▶ _WHAT YOU NEED TO DO_:
Without the images, write out the whole listing exactly.

╔══

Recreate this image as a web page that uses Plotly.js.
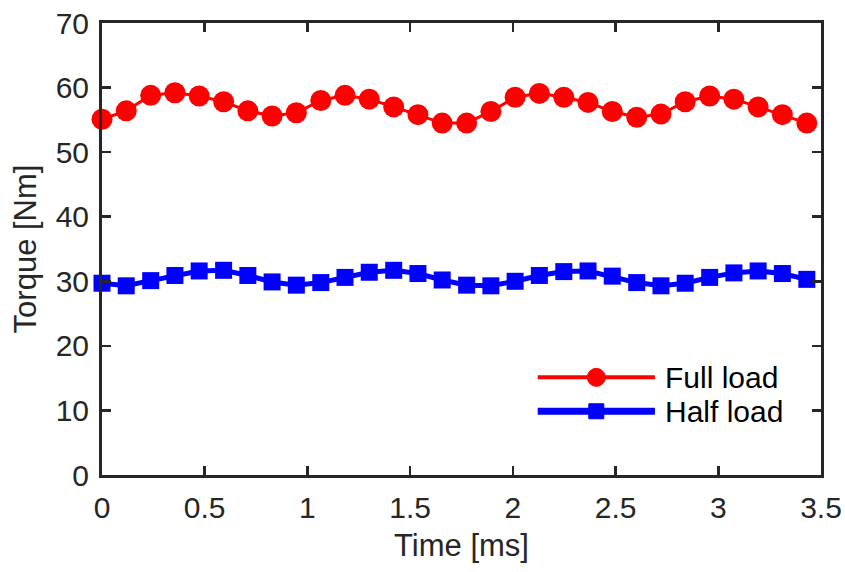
<!DOCTYPE html>
<html>
<head>
<meta charset="utf-8">
<script src="https://cdn.plot.ly/plotly-3.0.1.min.js"></script>
<style>html,body{margin:0;padding:0;background:#fff;}#chart{width:845px;height:572px;}</style>
</head>
<body>
<div id="chart"></div>
<script>
const timeMs = [0, 0.118, 0.237, 0.355, 0.473, 0.592, 0.710, 0.828, 0.946, 1.065,
  1.183, 1.301, 1.420, 1.538, 1.656, 1.775, 1.893, 2.011, 2.129, 2.248,
  2.366, 2.484, 2.603, 2.721, 2.839, 2.958, 3.076, 3.194, 3.312, 3.431];
const fullLoad = [55.1, 56.4, 58.8, 59.2, 58.7, 57.8, 56.4, 55.6, 56.1, 58.0,
  58.8, 58.2, 57.0, 55.8, 54.5, 54.5, 56.3, 58.5, 59.1, 58.5,
  57.7, 56.3, 55.4, 55.9, 57.8, 58.7, 58.2, 57.0, 55.8, 54.5];
const halfLoad = [29.7, 29.3, 30.1, 30.9, 31.6, 31.7, 30.9, 29.9, 29.4, 29.8,
  30.6, 31.4, 31.7, 31.2, 30.2, 29.4, 29.3, 30.0, 30.9, 31.5,
  31.6, 30.8, 29.8, 29.3, 29.7, 30.6, 31.3, 31.6, 31.2, 30.3];
const seriesNames = ['Full load', 'Half load'];
const xTicks = [0, 0.5, 1, 1.5, 2, 2.5, 3, 3.5];
const xTickText = ['0', '0.5', '1', '1.5', '2', '2.5', '3', '3.5'];
const yTicks = [0, 10, 20, 30, 40, 50, 60, 70];

const axisColor = '#262626';
const fontFam = '"Liberation Sans", Arial, Helvetica, sans-serif';
const fs = 30;
const fsTitle = 31;

const traces = [
  {x: timeMs, y: fullLoad, name: seriesNames[0], mode: 'lines+markers', type: 'scatter',
   line: {color: '#ff0000', width: 3}, marker: {color: '#ff0000', size: 21, symbol: 'circle'}, showlegend: false, cliponaxis: false},
  {x: timeMs, y: halfLoad, name: seriesNames[1], mode: 'lines+markers', type: 'scatter',
   line: {color: '#0000ff', width: 5}, marker: {color: '#0000ff', size: 17, symbol: 'square'}, showlegend: false, cliponaxis: false}
];

const legendRows = [
  {y: 0.216, color: '#ff0000', w: 4, label: seriesNames[0], shape: 'circle', sz: 18},
  {y: 0.141, color: '#0000ff', w: 7, label: seriesNames[1], shape: 'rect', sz: 15}
];
const shapes = [];
const annotations = [];
legendRows.forEach(r => {
  shapes.push({type: 'line', xref: 'paper', yref: 'paper', x0: 0.606, x1: 0.769, y0: r.y, y1: r.y,
    line: {color: r.color, width: r.w}});
  shapes.push({type: r.shape, xref: 'paper', yref: 'paper', xsizemode: 'pixel', ysizemode: 'pixel',
    xanchor: 0.6875, yanchor: r.y, x0: -r.sz/2, x1: r.sz/2, y0: -r.sz/2, y1: r.sz/2,
    fillcolor: r.color, line: {color: r.color, width: 1}});
  annotations.push({xref: 'paper', yref: 'paper', x: 0.78, y: r.y, xanchor: 'left', yanchor: 'middle',
    text: r.label, showarrow: false, font: {family: fontFam, size: fs, color: '#000'}});
});

const layout = {
  width: 845, height: 572,
  margin: {l: 102, r: 24, t: 23, b: 97},
  paper_bgcolor: '#fff', plot_bgcolor: '#fff',
  font: {family: fontFam, size: fs, color: axisColor},
  xaxis: {range: [0, 3.5], tickvals: xTicks, ticktext: xTickText, ticks: 'inside', ticklen: 9, tickwidth: 2.5,
    tickcolor: axisColor, showline: true, linecolor: axisColor, linewidth: 3, mirror: 'ticks',
    showgrid: false, zeroline: false, title: {text: 'Time [ms]', font: {size: fsTitle, color: axisColor}, standoff: 12},
    tickfont: {size: fs, color: axisColor}, ticklabelstandoff: 4},
  yaxis: {range: [0, 70], tickvals: yTicks, ticks: 'inside', ticklen: 9, tickwidth: 2.5,
    tickcolor: axisColor, showline: true, linecolor: axisColor, linewidth: 3, mirror: 'ticks',
    showgrid: false, zeroline: false, title: {text: 'Torque [Nm]', font: {size: fsTitle, color: axisColor}, standoff: 10},
    tickfont: {size: fs, color: axisColor}, ticklabelstandoff: 4},
  shapes: shapes,
  annotations: annotations,
  showlegend: false
};
Plotly.newPlot('chart', traces, layout, {displayModeBar: false, staticPlot: true});
</script>
</body>
</html>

╚══

▶ _SOLVED EXERCISE_:
Recreate this image as a web page that uses Plotly.js.
<!DOCTYPE html>
<html>
<head>
<meta charset="utf-8">
<script src="https://cdn.plot.ly/plotly-3.0.1.min.js"></script>
<style>html,body{margin:0;padding:0;background:#fff;}#chart{width:845px;height:572px;}</style>
</head>
<body>
<div id="chart"></div>
<script>
const timeMs = [0, 0.118, 0.237, 0.355, 0.473, 0.592, 0.710, 0.828, 0.946, 1.065,
  1.183, 1.301, 1.420, 1.538, 1.656, 1.775, 1.893, 2.011, 2.129, 2.248,
  2.366, 2.484, 2.603, 2.721, 2.839, 2.958, 3.076, 3.194, 3.312, 3.431];
const fullLoad = [55.1, 56.4, 58.8, 59.2, 58.7, 57.8, 56.4, 55.6, 56.1, 58.0,
  58.8, 58.2, 57.0, 55.8, 54.5, 54.5, 56.3, 58.5, 59.1, 58.5,
  57.7, 56.3, 55.4, 55.9, 57.8, 58.7, 58.2, 57.0, 55.8, 54.5];
const halfLoad = [29.7, 29.3, 30.1, 30.9, 31.6, 31.7, 30.9, 29.9, 29.4, 29.8,
  30.6, 31.4, 31.7, 31.2, 30.2, 29.4, 29.3, 30.0, 30.9, 31.5,
  31.6, 30.8, 29.8, 29.3, 29.7, 30.6, 31.3, 31.6, 31.2, 30.3];
const seriesNames = ['Full load', 'Half load'];
const xTicks = [0, 0.5, 1, 1.5, 2, 2.5, 3, 3.5];
const xTickText = ['0', '0.5', '1', '1.5', '2', '2.5', '3', '3.5'];
const yTicks = [0, 10, 20, 30, 40, 50, 60, 70];

const axisColor = '#262626';
const fontFam = '"Liberation Sans", Arial, Helvetica, sans-serif';
const fs = 30;
const fsTitle = 31;

const traces = [
  {x: timeMs, y: fullLoad, name: seriesNames[0], mode: 'lines+markers', type: 'scatter',
   line: {color: '#ff0000', width: 3}, marker: {color: '#ff0000', size: 21, symbol: 'circle'}, showlegend: false, cliponaxis: false},
  {x: timeMs, y: halfLoad, name: seriesNames[1], mode: 'lines+markers', type: 'scatter',
   line: {color: '#0000ff', width: 5}, marker: {color: '#0000ff', size: 17, symbol: 'square'}, showlegend: false, cliponaxis: false}
];

const legendRows = [
  {y: 0.216, color: '#ff0000', w: 4, label: seriesNames[0], shape: 'circle', sz: 18},
  {y: 0.141, color: '#0000ff', w: 7, label: seriesNames[1], shape: 'rect', sz: 15}
];
const shapes = [];
const annotations = [];
legendRows.forEach(r => {
  shapes.push({type: 'line', xref: 'paper', yref: 'paper', x0: 0.606, x1: 0.769, y0: r.y, y1: r.y,
    line: {color: r.color, width: r.w}});
  shapes.push({type: r.shape, xref: 'paper', yref: 'paper', xsizemode: 'pixel', ysizemode: 'pixel',
    xanchor: 0.6875, yanchor: r.y, x0: -r.sz/2, x1: r.sz/2, y0: -r.sz/2, y1: r.sz/2,
    fillcolor: r.color, line: {color: r.color, width: 1}});
  annotations.push({xref: 'paper', yref: 'paper', x: 0.78, y: r.y, xanchor: 'left', yanchor: 'middle',
    text: r.label, showarrow: false, font: {family: fontFam, size: fs, color: '#000'}});
});

const layout = {
  width: 845, height: 572,
  margin: {l: 102, r: 24, t: 23, b: 97},
  paper_bgcolor: '#fff', plot_bgcolor: '#fff',
  font: {family: fontFam, size: fs, color: axisColor},
  xaxis: {range: [0, 3.5], tickvals: xTicks, ticktext: xTickText, ticks: 'inside', ticklen: 9, tickwidth: 2.5,
    tickcolor: axisColor, showline: true, linecolor: axisColor, linewidth: 3, mirror: 'ticks',
    showgrid: false, zeroline: false, title: {text: 'Time [ms]', font: {size: fsTitle, color: axisColor}, standoff: 12},
    tickfont: {size: fs, color: axisColor}, ticklabelstandoff: 4},
  yaxis: {range: [0, 70], tickvals: yTicks, ticks: 'inside', ticklen: 9, tickwidth: 2.5,
    tickcolor: axisColor, showline: true, linecolor: axisColor, linewidth: 3, mirror: 'ticks',
    showgrid: false, zeroline: false, title: {text: 'Torque [Nm]', font: {size: fsTitle, color: axisColor}, standoff: 10},
    tickfont: {size: fs, color: axisColor}, ticklabelstandoff: 4},
  shapes: shapes,
  annotations: annotations,
  showlegend: false
};
Plotly.newPlot('chart', traces, layout, {displayModeBar: false, staticPlot: true});
</script>
</body>
</html>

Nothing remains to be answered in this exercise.